Cuando la libertad es avasallada, subordinándola exclusivamente en función de los apetitos, esta degenera en libertinaje, madre del cinismo, de la demagogia y, finalmente, del despotismo. Y lo censurable del cinismo no radica en el hecho de que sus argumentos carezcan de sustento lógico, pues algunas veces lo tienen, sino en la subrepticia intención de destruir la esperanza que combate por lo que es ideal como bien supremo: lo más valioso que poseen los que luchan.

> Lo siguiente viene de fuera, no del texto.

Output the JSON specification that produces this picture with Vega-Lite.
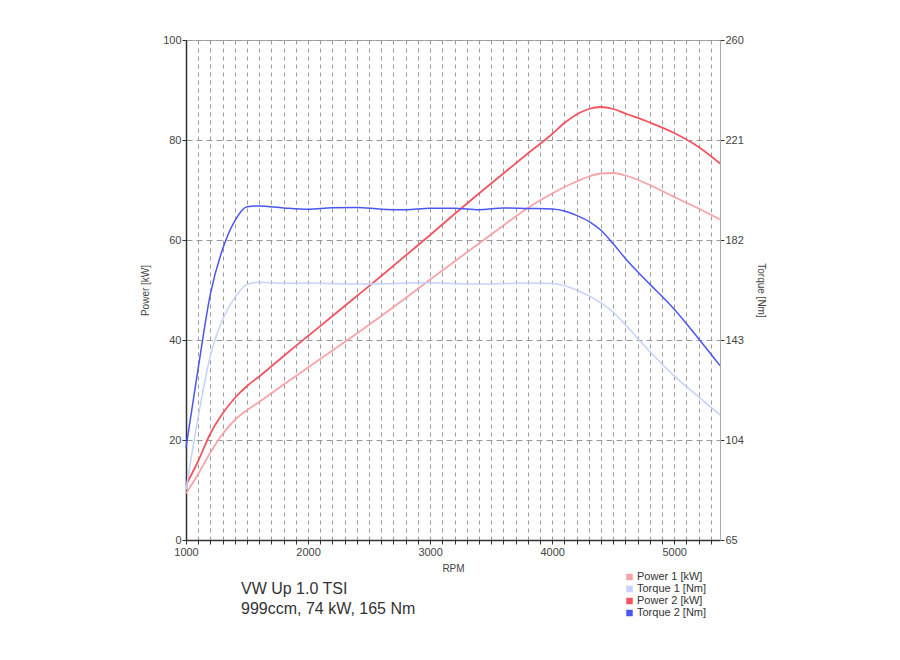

Las sociedades libres no caen por los obstáculos y adversidades que enfrentan. Etnias y naciones se han sostenido frente a adversidades inimaginables; asidas únicamente a la colectiva lealtad a su identidad de valores comunes y a la esperanza trascendente.
Vencer el despotismo. Cuando años atrás Jean Francois Revel insistía en sus temores de que las sociedades abiertas caerían frente a la amenaza del totalitarismo estalinista, los hechos demostraron lo que ya la Segunda Guerra Mundial había probado: que las sociedades libres aferradas a sus convicciones pueden confrontar y vencer al despotismo, tal como sucedió frente al horror nazi. Por eso, no es un impedimento que evite la derrota del despotismo, cuando este ostenta poderío tecnológico y material. Asimismo, si una sociedad libre goza de ellos, tampoco es garantía de que, al poseerlos, ella no degenere, pues lo esencial no es la potencia material de la autoridad, sino su fuerza moral.
De ahí que la mayor de las carencias de una nación es que, en circunstancias relevantes, se encuentre ayuna de consensos básicos respecto de sus valores y ayuna de quienes los inspiren. Más que desobedecer la ley, nada es más grave que desvirtuarla, pues tal es el camino de los despotismos.
Me viene a la memoria José Saramago, cuando, en el diario español El País , refiriéndose al primer ministro Berlusconi, le espetaba, indignado, que su mayor pecado “no es que desobedezca las leyes sino, peor todavía, que las mande fabricar para salvaguarda de sus intereses…”.